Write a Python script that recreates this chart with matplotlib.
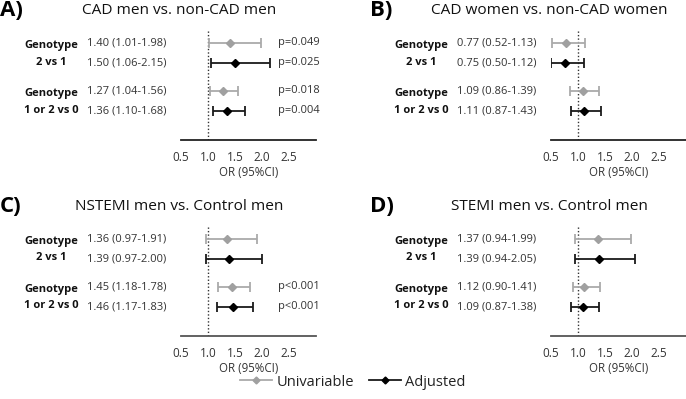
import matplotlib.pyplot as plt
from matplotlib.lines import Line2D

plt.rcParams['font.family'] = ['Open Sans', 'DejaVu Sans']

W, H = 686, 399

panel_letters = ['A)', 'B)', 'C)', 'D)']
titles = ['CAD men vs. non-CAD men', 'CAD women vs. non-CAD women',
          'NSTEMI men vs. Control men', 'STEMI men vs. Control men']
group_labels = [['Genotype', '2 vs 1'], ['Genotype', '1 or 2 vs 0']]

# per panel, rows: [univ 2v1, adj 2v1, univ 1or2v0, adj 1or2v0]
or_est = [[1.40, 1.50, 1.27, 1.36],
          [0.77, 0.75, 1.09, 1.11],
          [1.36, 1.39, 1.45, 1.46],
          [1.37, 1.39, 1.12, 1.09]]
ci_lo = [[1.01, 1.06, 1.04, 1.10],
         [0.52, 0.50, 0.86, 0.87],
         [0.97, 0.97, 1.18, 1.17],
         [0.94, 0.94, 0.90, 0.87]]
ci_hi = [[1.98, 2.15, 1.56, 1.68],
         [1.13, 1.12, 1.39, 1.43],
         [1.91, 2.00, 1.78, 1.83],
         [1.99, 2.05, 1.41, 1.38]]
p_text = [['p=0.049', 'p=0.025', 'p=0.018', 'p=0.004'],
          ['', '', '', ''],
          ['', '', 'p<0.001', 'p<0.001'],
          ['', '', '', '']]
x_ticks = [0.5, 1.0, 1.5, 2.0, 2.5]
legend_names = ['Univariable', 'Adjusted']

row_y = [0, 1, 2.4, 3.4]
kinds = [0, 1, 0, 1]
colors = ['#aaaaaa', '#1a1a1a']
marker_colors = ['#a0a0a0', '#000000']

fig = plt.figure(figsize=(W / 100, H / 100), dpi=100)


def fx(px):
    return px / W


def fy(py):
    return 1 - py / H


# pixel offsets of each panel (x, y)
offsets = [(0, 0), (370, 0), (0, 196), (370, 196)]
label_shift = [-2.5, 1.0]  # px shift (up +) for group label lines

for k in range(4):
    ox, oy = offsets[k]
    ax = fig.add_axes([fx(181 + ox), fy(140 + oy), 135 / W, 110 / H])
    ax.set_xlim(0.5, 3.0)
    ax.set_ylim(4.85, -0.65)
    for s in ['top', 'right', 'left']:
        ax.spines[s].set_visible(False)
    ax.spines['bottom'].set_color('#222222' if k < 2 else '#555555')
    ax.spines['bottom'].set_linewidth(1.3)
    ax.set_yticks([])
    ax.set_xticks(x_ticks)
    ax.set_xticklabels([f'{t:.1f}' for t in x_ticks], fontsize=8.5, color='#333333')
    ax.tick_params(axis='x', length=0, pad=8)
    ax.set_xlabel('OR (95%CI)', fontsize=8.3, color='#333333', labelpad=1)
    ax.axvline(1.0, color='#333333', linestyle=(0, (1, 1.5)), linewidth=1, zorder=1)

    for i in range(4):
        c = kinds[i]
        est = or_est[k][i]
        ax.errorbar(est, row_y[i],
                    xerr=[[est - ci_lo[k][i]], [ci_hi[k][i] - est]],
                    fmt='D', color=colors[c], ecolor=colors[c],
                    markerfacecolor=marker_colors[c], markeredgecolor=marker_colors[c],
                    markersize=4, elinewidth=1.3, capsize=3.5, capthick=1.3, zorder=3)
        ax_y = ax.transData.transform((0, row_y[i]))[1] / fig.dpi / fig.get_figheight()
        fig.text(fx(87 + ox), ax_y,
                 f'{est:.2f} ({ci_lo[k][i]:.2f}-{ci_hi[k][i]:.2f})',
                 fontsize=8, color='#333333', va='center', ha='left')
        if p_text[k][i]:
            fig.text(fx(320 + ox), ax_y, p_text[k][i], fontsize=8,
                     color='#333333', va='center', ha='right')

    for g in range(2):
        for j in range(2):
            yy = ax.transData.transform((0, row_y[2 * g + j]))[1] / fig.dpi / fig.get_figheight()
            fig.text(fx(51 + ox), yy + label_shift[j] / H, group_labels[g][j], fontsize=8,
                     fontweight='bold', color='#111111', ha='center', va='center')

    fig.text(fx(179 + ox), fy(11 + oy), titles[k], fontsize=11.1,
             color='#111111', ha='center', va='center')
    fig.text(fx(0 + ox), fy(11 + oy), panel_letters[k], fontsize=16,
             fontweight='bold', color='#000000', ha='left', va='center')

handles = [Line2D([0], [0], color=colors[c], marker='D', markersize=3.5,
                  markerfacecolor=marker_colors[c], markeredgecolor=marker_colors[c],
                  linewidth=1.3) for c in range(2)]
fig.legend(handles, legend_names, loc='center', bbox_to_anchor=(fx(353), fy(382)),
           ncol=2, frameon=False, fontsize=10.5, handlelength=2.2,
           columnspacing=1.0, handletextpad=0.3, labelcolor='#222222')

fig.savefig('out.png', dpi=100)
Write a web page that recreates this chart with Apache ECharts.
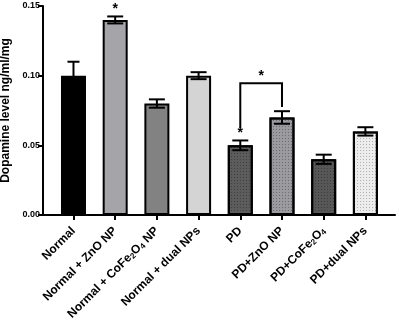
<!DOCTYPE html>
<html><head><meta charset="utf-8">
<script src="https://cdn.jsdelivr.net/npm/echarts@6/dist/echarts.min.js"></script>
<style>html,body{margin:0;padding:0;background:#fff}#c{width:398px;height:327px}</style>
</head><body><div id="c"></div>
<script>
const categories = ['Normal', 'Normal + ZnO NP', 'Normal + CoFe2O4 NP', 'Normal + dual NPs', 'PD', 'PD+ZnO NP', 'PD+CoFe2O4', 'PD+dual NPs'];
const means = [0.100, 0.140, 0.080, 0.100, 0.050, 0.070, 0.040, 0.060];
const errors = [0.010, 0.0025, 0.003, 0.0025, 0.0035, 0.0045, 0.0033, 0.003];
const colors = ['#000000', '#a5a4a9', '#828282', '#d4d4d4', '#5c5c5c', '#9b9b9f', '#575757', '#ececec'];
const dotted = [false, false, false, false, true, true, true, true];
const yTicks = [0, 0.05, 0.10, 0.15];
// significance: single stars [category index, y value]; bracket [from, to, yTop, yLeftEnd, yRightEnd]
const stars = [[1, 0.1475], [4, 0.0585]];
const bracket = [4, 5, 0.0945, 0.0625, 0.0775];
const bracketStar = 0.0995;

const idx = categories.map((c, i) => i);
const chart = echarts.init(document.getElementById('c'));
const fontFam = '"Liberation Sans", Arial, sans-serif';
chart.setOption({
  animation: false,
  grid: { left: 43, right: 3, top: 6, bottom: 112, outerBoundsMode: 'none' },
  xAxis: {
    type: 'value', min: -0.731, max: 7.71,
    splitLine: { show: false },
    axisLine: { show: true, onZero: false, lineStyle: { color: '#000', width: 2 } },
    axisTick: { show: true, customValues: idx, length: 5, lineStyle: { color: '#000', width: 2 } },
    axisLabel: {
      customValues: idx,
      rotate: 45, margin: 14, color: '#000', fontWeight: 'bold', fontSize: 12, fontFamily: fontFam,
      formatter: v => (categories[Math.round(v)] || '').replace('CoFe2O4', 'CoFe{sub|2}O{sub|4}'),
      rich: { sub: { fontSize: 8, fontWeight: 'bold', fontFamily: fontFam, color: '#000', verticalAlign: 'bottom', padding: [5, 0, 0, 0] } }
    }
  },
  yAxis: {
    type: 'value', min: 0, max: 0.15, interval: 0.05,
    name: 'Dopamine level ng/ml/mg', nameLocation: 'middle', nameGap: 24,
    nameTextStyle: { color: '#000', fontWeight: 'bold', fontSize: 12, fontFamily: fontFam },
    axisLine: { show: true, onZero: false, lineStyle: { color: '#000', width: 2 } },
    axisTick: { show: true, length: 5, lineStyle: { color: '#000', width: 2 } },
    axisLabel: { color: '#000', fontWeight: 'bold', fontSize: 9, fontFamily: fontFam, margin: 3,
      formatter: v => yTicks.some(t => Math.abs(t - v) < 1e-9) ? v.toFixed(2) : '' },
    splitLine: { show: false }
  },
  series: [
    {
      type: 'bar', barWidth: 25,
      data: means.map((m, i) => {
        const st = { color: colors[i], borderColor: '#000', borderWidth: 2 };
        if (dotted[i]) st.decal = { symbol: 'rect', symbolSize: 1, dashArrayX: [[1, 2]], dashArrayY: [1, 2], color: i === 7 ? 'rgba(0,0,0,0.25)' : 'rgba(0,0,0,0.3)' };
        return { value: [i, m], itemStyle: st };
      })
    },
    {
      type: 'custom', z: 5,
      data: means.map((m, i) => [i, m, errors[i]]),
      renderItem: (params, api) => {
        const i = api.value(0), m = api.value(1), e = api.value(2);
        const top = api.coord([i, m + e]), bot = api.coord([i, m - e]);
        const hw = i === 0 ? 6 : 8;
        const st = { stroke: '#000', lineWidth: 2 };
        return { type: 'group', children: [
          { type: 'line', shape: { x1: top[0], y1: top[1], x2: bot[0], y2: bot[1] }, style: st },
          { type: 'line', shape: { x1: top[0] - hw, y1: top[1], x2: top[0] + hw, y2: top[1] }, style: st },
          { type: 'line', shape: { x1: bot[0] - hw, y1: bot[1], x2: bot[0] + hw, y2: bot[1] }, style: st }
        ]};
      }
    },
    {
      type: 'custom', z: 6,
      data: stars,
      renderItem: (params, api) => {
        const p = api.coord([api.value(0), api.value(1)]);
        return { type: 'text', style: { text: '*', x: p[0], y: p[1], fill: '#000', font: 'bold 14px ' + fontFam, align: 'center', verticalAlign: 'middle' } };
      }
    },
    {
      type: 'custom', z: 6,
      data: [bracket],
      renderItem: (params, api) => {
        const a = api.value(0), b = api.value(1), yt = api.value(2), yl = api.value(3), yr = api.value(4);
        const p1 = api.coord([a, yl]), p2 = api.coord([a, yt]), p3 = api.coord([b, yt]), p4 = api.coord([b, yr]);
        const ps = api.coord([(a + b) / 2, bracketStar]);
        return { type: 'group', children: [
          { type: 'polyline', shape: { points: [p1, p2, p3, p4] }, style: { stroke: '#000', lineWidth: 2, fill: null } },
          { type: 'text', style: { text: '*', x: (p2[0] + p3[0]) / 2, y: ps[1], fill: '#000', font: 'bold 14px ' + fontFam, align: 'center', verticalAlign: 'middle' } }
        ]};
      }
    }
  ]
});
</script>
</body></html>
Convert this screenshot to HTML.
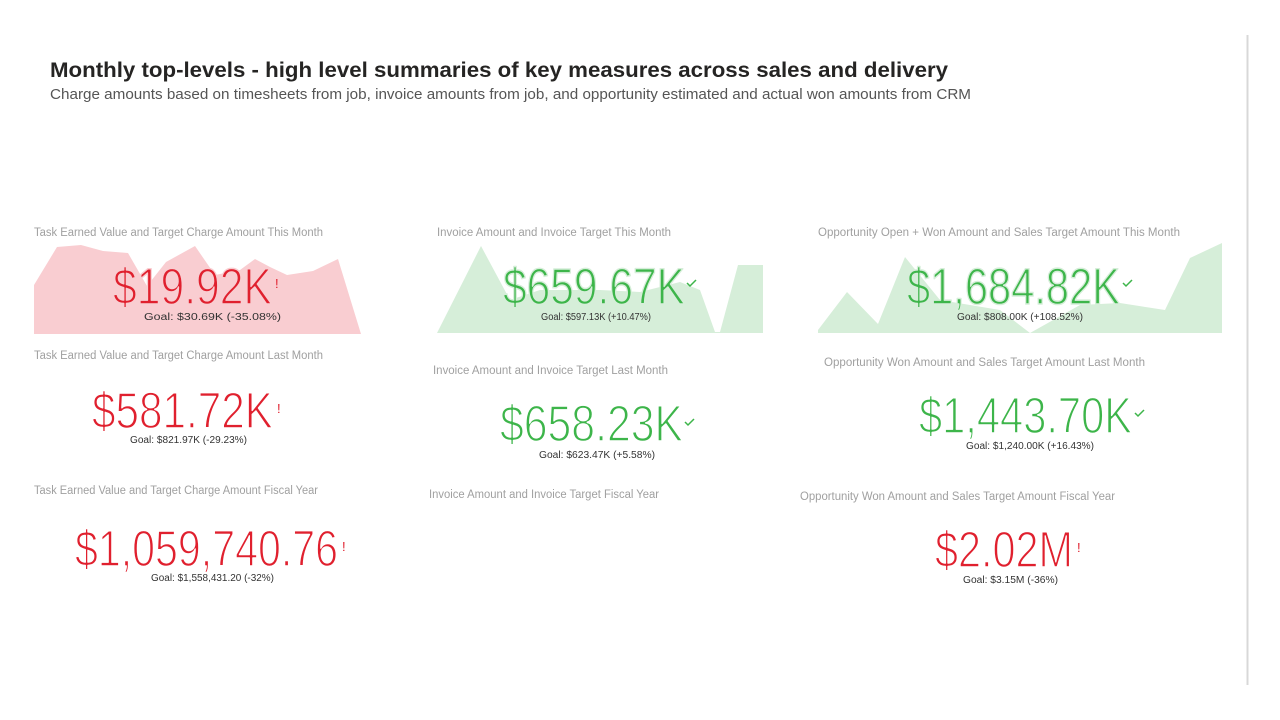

═══

WHAT YOU NEED TO DO - Scan the records above, count the lines with "script" in them, and give only the number.

OUTPUT OF THE EXERCISE - 4